Rupert; I came to the piano through music therapy at the age of 3 or 4 - the instrument helped me to start communicating. I started lessons at the age of 5 & continued on/off with different teachers until I graduated. What / who brought YOU to the piano?
Jasmina: I got my first piano lessons at the age of 6 from my cousin, a professional pianist. Everything seemed easy at that age. I was also advised to play the violin because of a sharp ear, but the piano immediately became my passion. Even though I continued the usual classes at school, I won several national competitions between the ages of 12 and 16 and then entered the High Faculty of Music in Belgrade at the age of 17.
Afterwards I came to Paris to perfect my skills with a scholarship obtained by the French government. My life changed at that time, a new path was drawn to meet artists and teachers of international influence. I knew great names in French piano such as Yvonne Lefébure, France Clidat, and I continued the improvement in Switzerland & Belgium, with Édith Fischer & Aquiles Delle Vigne, disciples of Claudio Arrau. Masterclasses in Holland with Jasinski (Poland, Krystian Zimmerman's teacher), Kammerling (Germany), and John Perry (USA) also broadened my piano horizons.
To what extent has where you were born / grew up / spent most of your life influenced your interest in / passion for music, and the styles of music you've practiced / played / (re-)created?
Born in Belgrade, having as my first teacher a Czech pianist, I am inclined towards Slavic composers, including Chopin. On the other hand, my inner structure leads me to classicism – Mozart, Beethoven, Schubert. With a classical setting one can escape so high to humanity, as Beethoven does in his last symphony. Schubert also has a special place in my heart, and Mozart's creativity, under its appearance of simplicity, takes us into the realm of geniuses.
I feel good on stage, as a solo pianist or chamber musician. I also like to transmit: some periods of my life were devoted a lot to teaching that I conceive in a broad and holistic way. Accompanying the "human and musician" being of the students, helping them on their journey in different ways - by looking inside to unlock obstacles, by offering them concerts, while obviously working on the pianistic and musical side in a wide repertoire - fascinates me.
Right; piano quintet with her students
Jasmina Kulaglich recorded this in Sept 2020
How would you describe or explain your role as a musician?
What responsibilities do you have as an artist?
In my concerts, I like to imagine that the audience goes with me in other dimensions, more subtle than our daily life. I like to imagine that their emotions are touched and enriched, that I take them by the hand to walk together for a moment in wonderful imaginary countries, even if they can sometimes involve pain and suffering, as the composers have transmitted them.
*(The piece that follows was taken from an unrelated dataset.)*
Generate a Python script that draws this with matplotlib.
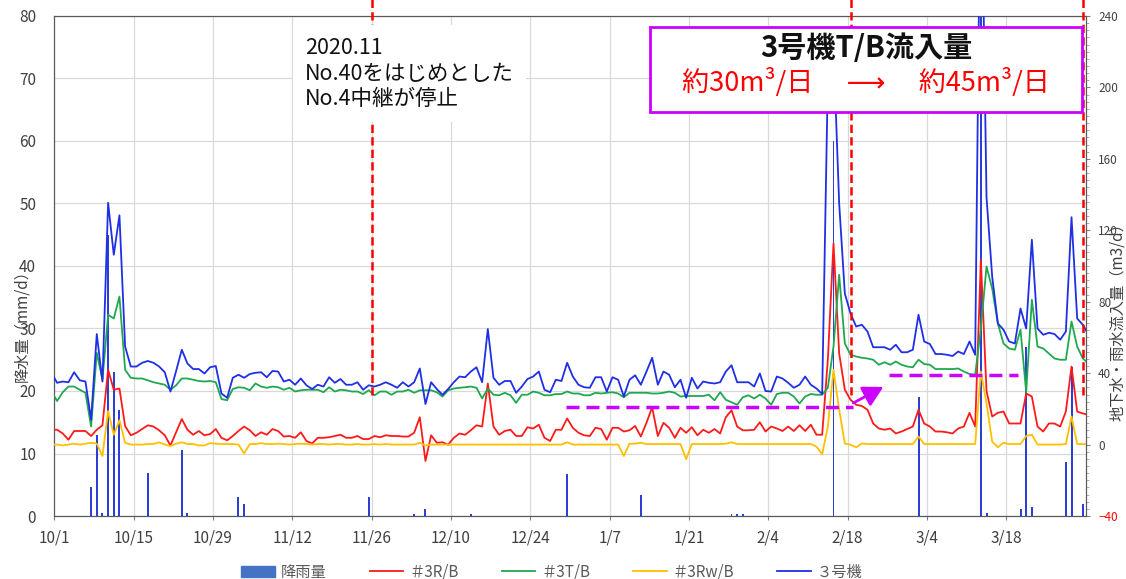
import numpy as np
import matplotlib
matplotlib.use("Agg")
import matplotlib.pyplot as plt
from matplotlib.patches import Patch, Rectangle, FancyArrowPatch
from matplotlib.lines import Line2D
from matplotlib.ticker import MultipleLocator

plt.rcParams['font.family'] = ['Noto Sans CJK JP', 'DejaVu Sans']

# ---- data -------------------------------------------------------------
tick_labels = ['10/1', '10/15', '10/29', '11/12', '11/26', '12/10', '12/24',
               '1/7', '1/21', '2/4', '2/18', '3/4', '3/18']

# rainfall mm/d, 10/1 .. 3/31
rain = [0, 0, 0, 0, 0, 0, 4.6, 13.0, 0.5, 45.0,
        23.0, 17.0, 0, 0, 0, 0, 6.9, 0, 0, 0,
        0, 0, 10.5, 0.5, 0, 0, 0, 0, 0, 0,
        0, 0, 3.0, 2.0, 0, 0, 0, 0, 0, 0,
        0, 0, 0, 0, 0, 0, 0, 0, 0, 0,
        0, 0, 0, 0, 0, 3.0, 0, 0, 0, 0,
        0, 0, 0, 0.4, 0, 1.1, 0, 0, 0, 0,
        0, 0, 0, 0.4, 0, 0, 0, 0, 0, 0,
        0, 0, 0, 0, 0, 0, 0, 0, 0, 0,
        6.8, 0, 0, 0, 0, 0, 0, 0, 0, 0,
        0, 0, 0, 3.4, 0, 0, 0, 0, 0, 0,
        0, 0, 0, 0, 0, 0, 0, 0, 0, 0.4,
        0.4, 0.4, 0, 0, 0, 0, 0, 0, 0, 0,
        0, 0, 0, 0, 0, 0, 0, 60.0, 0, 0,
        0, 0, 0, 0, 0, 0, 0, 0, 0, 0,
        0, 0, 19.0, 0, 0, 0, 0, 0, 0, 0,
        0, 0, 0, 88.0, 0.5, 0, 0, 0, 0, 0,
        1.1, 27.1, 1.4, 0, 0, 0, 0, 0, 8.6, 23.9,
        0, 1.9]

# inflow m3/d, 9/30 .. 4/1
unit3 = [40.2,
         34.6, 35.3, 34.9, 40.5, 36.0, 35.3, 13.9, 61.9, 35.3, 135.4,
         106.3, 128.4, 54.9, 43.7, 43.7, 45.8, 46.8, 45.8, 43.7, 40.5,
         29.7, 41.2, 53.1, 45.4, 42.3, 42.3, 39.8, 43.3, 44.0, 28.6,
         26.2, 37.4, 39.1, 37.4, 39.5, 40.2, 40.5, 37.7, 41.2, 40.9,
         35.3, 36.3, 33.5, 37.0, 33.2, 31.1, 33.5, 32.5, 37.7, 34.6,
         36.7, 33.5, 33.5, 34.9, 30.7, 33.2, 32.5, 33.5, 34.9, 33.5,
         31.8, 34.9, 32.5, 34.9, 42.6, 22.7, 34.9, 31.1, 27.9, 31.1,
         34.9, 38.1, 37.7, 40.9, 43.3, 34.9, 64.7, 37.4, 33.5, 35.6,
         35.6, 29.0, 32.5, 36.7, 38.1, 40.9, 30.7, 29.3, 36.3, 35.6,
         45.8, 38.1, 33.5, 32.1, 31.8, 37.7, 37.7, 29.7, 37.7, 36.3,
         26.9, 36.3, 38.8, 33.5, 40.9, 48.6, 33.5, 40.9, 39.1, 32.1,
         36.3, 26.2, 37.4, 31.4, 35.3, 34.6, 34.2, 34.9, 40.9, 44.4,
         34.9, 34.9, 34.9, 32.5, 39.8, 30.0, 29.7, 38.1, 37.0, 34.6,
         31.8, 33.5, 38.1, 33.5, 31.4, 28.3, 205.0, 222.5, 135.0, 84.6,
         73.4, 66.1, 67.1, 63.3, 54.5, 54.5, 54.5, 53.1, 55.9, 51.7,
         51.7, 53.1, 72.7, 57.7, 56.3, 50.7, 50.7, 50.3, 49.6, 52.1,
         50.7, 57.7, 50.3, 345.0, 138.5, 94.1, 67.8, 64.3, 57.7, 56.6,
         76.2, 65.0, 114.7, 65.0, 61.5, 62.6, 61.9, 58.7, 63.3, 127.3,
         70.6, 67.1, 61.5]

tb3 = [29.7,
       24.4, 29.3, 32.5, 32.5, 30.7, 29.0, 10.1, 51.4, 36.3, 72.7,
       70.6, 82.9, 41.9, 37.4, 37.0, 37.0, 36.0, 34.9, 34.2, 33.5,
       30.7, 33.2, 37.0, 37.0, 36.3, 35.6, 35.3, 35.6, 34.9, 25.5,
       24.8, 31.1, 32.1, 31.8, 30.4, 34.2, 32.5, 31.8, 32.5, 32.1,
       30.7, 31.8, 29.7, 30.4, 30.7, 30.7, 30.7, 29.3, 32.1, 29.7,
       30.7, 30.4, 29.7, 29.7, 28.3, 30.4, 27.6, 29.7, 29.7, 27.9,
       29.7, 29.7, 30.7, 29.0, 30.4, 30.4, 30.4, 29.3, 26.9, 30.4,
       31.4, 31.8, 32.1, 32.5, 31.8, 25.8, 31.4, 27.9, 27.6, 29.0,
       27.6, 23.4, 27.9, 27.9, 29.7, 29.0, 27.6, 27.6, 28.3, 28.3,
       29.7, 28.6, 28.6, 27.6, 27.6, 29.0, 28.6, 29.0, 29.3, 28.6,
       26.5, 29.0, 29.0, 29.0, 29.0, 28.6, 28.6, 29.0, 29.7, 29.0,
       26.9, 27.2, 27.2, 27.2, 27.2, 27.9, 24.8, 29.3, 25.1, 23.7,
       22.3, 26.5, 27.6, 25.8, 27.9, 25.8, 22.3, 28.3, 29.0, 29.0,
       26.9, 23.0, 26.9, 28.3, 27.9, 27.9, 31.8, 54.9, 95.1, 56.6,
       50.3, 49.3, 48.6, 48.2, 47.5, 44.7, 46.1, 44.7, 46.5, 44.7,
       43.7, 43.3, 47.5, 45.1, 44.7, 42.3, 42.3, 42.3, 42.3, 42.6,
       40.9, 39.5, 39.1, 65.0, 99.7, 87.4, 67.8, 56.6, 53.8, 53.1,
       64.3, 29.3, 81.1, 54.9, 53.8, 51.0, 48.2, 47.5, 47.5, 68.9,
       54.9, 48.2, 45.4]

rb3 = [8.3,
       8.3, 6.2, 2.7, 7.6, 7.6, 7.6, 4.8, 8.3, 10.8, 41.9,
       30.7, 31.4, 10.4, 5.2, 6.6, 8.7, 10.8, 10.1, 8.0, 5.2,
       -0.5, 6.9, 14.3, 8.3, 5.5, 7.6, 5.2, 5.9, 8.7, 3.8,
       2.4, 4.8, 7.6, 10.1, 8.0, 4.8, 6.9, 5.5, 8.7, 7.6,
       4.5, 4.8, 3.8, 6.9, 2.0, 0.6, 3.8, 3.8, 4.1, 4.8,
       5.5, 3.8, 3.8, 4.8, 3.1, 3.1, 4.8, 4.1, 5.2, 4.8,
       4.8, 4.5, 4.5, 6.6, 15.3, -9.2, 5.2, 1.0, 1.3, -0.1,
       3.8, 6.2, 5.5, 8.0, 10.8, 10.1, 34.2, 10.1, 5.5, 7.6,
       8.3, 4.8, 4.8, 9.7, 9.0, 11.1, 3.8, 2.0, 8.3, 8.3,
       14.6, 9.4, 6.6, 5.2, 4.8, 9.4, 8.7, 2.7, 9.4, 9.4,
       7.3, 8.0, 10.4, 4.5, 12.2, 20.9, 4.8, 12.2, 9.4, 3.8,
       9.4, 6.6, 9.7, 5.2, 8.3, 6.6, 8.7, 6.2, 15.3, 19.2,
       10.1, 8.0, 8.0, 8.3, 12.5, 7.3, 10.1, 9.0, 7.6, 10.1,
       7.6, 10.8, 7.6, 11.1, 5.5, 5.5, 47.5, 112.6, 51.0, 30.7,
       25.1, 22.3, 21.6, 19.5, 11.8, 9.0, 8.3, 9.0, 6.2, 7.3,
       8.7, 10.1, 19.5, 11.8, 10.1, 7.3, 7.3, 6.9, 6.2, 9.0,
       10.1, 17.8, 10.1, 103.5, 30.0, 15.7, 17.8, 18.5, 11.8, 11.8,
       11.8, 28.6, 26.9, 10.1, 7.3, 11.8, 11.8, 10.1, 18.5, 43.7,
       18.5, 17.4, 16.7]

rwb3 = [0.0,
        0.0, -0.5, 0.0, 0.5, 0.0, 0.5, 1.0, 0.5, -6.4, 18.8,
        5.5, 13.6, 1.0, 0.0, 0.0, 0.0, 0.3, 0.3, 1.3, 0.0,
        -0.8, 0.5, 1.3, 0.3, 0.3, -0.5, -0.5, 0.8, 0.5, 0.3,
        0.3, 0.3, 0.0, -5.0, 0.3, 0.3, 0.8, 0.3, 0.3, 0.5,
        0.3, 0.0, 0.3, 0.5, 0.3, 0.0, 0.3, 0.3, 0.0, 0.3,
        0.3, 0.0, 0.0, 0.3, 0.0, 0.0, 0.3, 0.0, 0.3, 0.0,
        0.0, 0.0, 0.0, 0.0, 1.0, -0.5, 0.0, 0.0, 0.0, 0.0,
        0.0, 0.0, 0.0, 0.0, 0.0, 0.0, 0.0, 0.0, 0.0, 0.0,
        0.0, 0.0, 0.0, 0.0, 0.0, 0.0, 0.0, 0.0, 0.0, 0.0,
        1.3, 0.0, 0.0, 0.0, 0.0, 0.0, 0.0, 0.0, 0.0, 0.0,
        -6.4, 0.5, 0.5, 1.0, 0.3, 0.3, 0.3, 0.3, 0.3, 0.3,
        0.3, -8.2, 0.3, 0.3, 0.3, 0.3, 0.3, 0.3, 0.5, 1.3,
        0.3, 0.3, 0.3, 0.3, 0.3, 0.3, 0.3, 0.3, 0.3, 0.3,
        0.3, 0.3, 0.3, 0.3, -1.2, -5.4, 10.0, 41.9, 19.5, 0.6,
        -0.1, -1.5, 0.6, 0.3, 0.3, 0.3, 0.3, 0.3, 0.3, 0.3,
        0.3, 0.3, 4.5, 0.3, 0.3, 0.3, 0.3, 0.3, 0.3, 0.3,
        0.3, 0.3, 0.3, 40.9, 23.0, 1.7, -1.5, 1.0, 0.3, 0.3,
        0.3, 4.8, 5.5, 0.0, 0.0, 0.0, 0.0, 0.0, 0.3, 15.7,
        0.3, 0.3, 0.3]

# ---- styles -----------------------------------------------------------
C_RAIN = '#2b3fd6'
C_RAIN_LEG = '#4472c4'
C_BLUE = '#1f2fe5'
C_RED = '#ff1a1a'
C_GREEN = '#1fa84f'
C_YELLOW = '#ffc000'
C_MAG = '#cc00ff'
TXT = '#404040'

day_bar = np.arange(len(rain)) + 0.5
day_line = np.arange(-1, len(unit3) - 1) + 0.5

fig = plt.figure(figsize=(11.26, 5.79), dpi=100)
ax = fig.add_axes([0.0482, 0.1088, 0.9160, 0.8636])
ax2 = ax.twinx()

ax.bar(day_bar, rain, width=0.35, color=C_RAIN, zorder=2)
ax.set_xlim(0, 182)
ax.set_ylim(0, 80)
ax.set_yticks(range(0, 81, 10))
ax.set_xticks(range(0, 169, 14))
ax.set_xticklabels(tick_labels)
ax.grid(True, color='#d9d9d9', lw=0.9)
ax.set_axisbelow(True)
ax.tick_params(axis='y', length=0, pad=13, labelsize=11, labelcolor=TXT)
ax.tick_params(axis='x', length=3, pad=7, labelsize=11, labelcolor=TXT, color='#808080')
for s in ax.spines.values():
    s.set_color('#595959')
    s.set_linewidth(0.8)

lw = 1.3
ax2.plot(day_line, rb3, color=C_RED, lw=lw, zorder=3)
ax2.plot(day_line, tb3, color=C_GREEN, lw=lw, zorder=3)
ax2.plot(day_line, rwb3, color=C_YELLOW, lw=lw, zorder=3)
ax2.plot(day_line, unit3, color=C_BLUE, lw=lw, zorder=4)
ax2.set_ylim(-40, 240)
ax2.set_yticks(range(-40, 241, 40))
ax2.yaxis.set_minor_locator(MultipleLocator(4))
ax2.tick_params(axis='y', which='major', length=3, pad=6, labelsize=8.5, labelcolor=TXT, color='#808080')
ax2.tick_params(axis='y', which='minor', length=2, color='#a0a0a0')
ax2.get_yticklabels()[0].set_color('red')
for s in ax2.spines.values():
    s.set_color('#595959')
    s.set_linewidth(0.8)

# red dashed markers
for xv in [56.0, 140.5, 181.5]:
    ax2.plot([xv, xv], [28, 252], color='#ff0000', lw=1.8,
             linestyle=(0, (3.3, 1.7)), clip_on=False, zorder=5)

# magenta levels and arrow
ax2.plot([90.3, 140.9], [21, 21], color=C_MAG, lw=2.5, linestyle=(0, (3.75, 2)), zorder=6)
ax2.plot([147.3, 170.0], [39, 39], color=C_MAG, lw=2.5, linestyle=(0, (3.75, 2)), zorder=6)
arrow = FancyArrowPatch((141.0, 23.3), (146.3, 32.3),
                        arrowstyle='-|>,head_length=0.55,head_width=0.3',
                        mutation_scale=22, color=C_MAG, lw=2,
                        shrinkA=0, shrinkB=0, zorder=6)
ax2.add_patch(arrow)

# note box
ax2.text(305 / 1126, 1 - 37 / 579, '2020.11\nNo.40をはじめとした\nNo.4中継が停止',
         transform=fig.transFigure, ha='left', va='top', fontsize=15.5,
         linespacing=1.22, color='#111111', zorder=9,
         bbox=dict(boxstyle='square,pad=0.55', fc='white', ec='none'))

box = Rectangle((650 / 1126, 1 - 112 / 579), (1082 - 650) / 1126, (112 - 27) / 579,
                transform=fig.transFigure, facecolor='white', edgecolor=C_MAG,
                lw=2, zorder=10)
ax2.add_patch(box)
box.set_clip_on(False)
ax2.text(866 / 1126, 1 - 48 / 579, '3号機T/B流入量', transform=fig.transFigure,
         ha='center', va='center', fontsize=21, fontweight='bold', color='#111111', zorder=11)
ax2.text(866 / 1126, 1 - 82 / 579, '約30m³/日　 ⟶　 約45m³/日', transform=fig.transFigure,
         ha='center', va='center', fontsize=19.5, color='#ff0000', zorder=11)

# axis titles
fig.text(22 / 1126, 1 - 322 / 579, '降水量（mm/d）', rotation=90,
         ha='center', va='center', fontsize=11, color=TXT)
fig.text(1117 / 1126, 1 - 318 / 579, '地下水・雨水流入量（m3/d）', rotation=90,
         ha='center', va='center', fontsize=11, color=TXT)

# legend
handles = [Patch(facecolor=C_RAIN_LEG, edgecolor=C_RAIN_LEG),
           Line2D([], [], color=C_RED, lw=lw),
           Line2D([], [], color=C_GREEN, lw=lw),
           Line2D([], [], color=C_YELLOW, lw=lw),
           Line2D([], [], color=C_BLUE, lw=lw)]
labels = ['降雨量', '＃3R/B', '＃3T/B', '＃3Rw/B', '３号機']
fig.legend(handles, labels, loc='center', bbox_to_anchor=(552 / 1126, 1 - 572 / 579),
           ncol=5, frameon=False, fontsize=11, labelcolor='#595959',
           handlelength=2.2, handleheight=0.7, handletextpad=0.4, columnspacing=2.8)

fig.savefig('out.png', dpi=100)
I am often told at the end of my concerts: "We have gone elsewhere", and I am happy about that. When I work, after the first preparations, my intuition guides me to these invisible areas where we can shape reality and create it through sound. Above; Jasmine @ her recital in Salle Cortot
Right; Jasmina @ her recital in Salle Cortot
This year I released my new album Dumka (Calliope label) and got really great reviews in France & UK.
I dreamt of recording this album for a very long time and now, more than ever, I needed to realise this dream. I recorded the music with the help of Belgian sound engineer Frédéric Briant (Decca, Virgin, …) at famous french piano maker Stephen Paulello’s studio on his very special piano ‘Opus 102’; the original design of the instrument lends itself perfectly for this Slavic program.
My inspiration comes from the beauty of the Slavic lands, a place that I call my home. Its deep emotions, strength, and courage all run through my blood. The pieces I chose vary greatly; some are lyrical while others are filled with joy and show that happiness can be found even under the direst of circumstances. There are also some mischievous selections that will bring out the inner child in all of us.
I like to be surrounded by orchestral musicians and to create with them in perfect agreement. I really like chamber music, but having a very pronounced soloist character, I will more often take the place of soloist with orchestra, the one that gave me so much joy in the past, especially in Great Britain.
I have a very nice memory of the concert at « Salle Gaveau » in Paris with the wonderful acoustic, where I played two Liszt Concertos with the European Romantic Orchestra.
In the years to come, I will devote myself less to teaching and much more to concert presence. Today, a new page in my life is to be built, purely artistic and creative, and I am thrilled about it.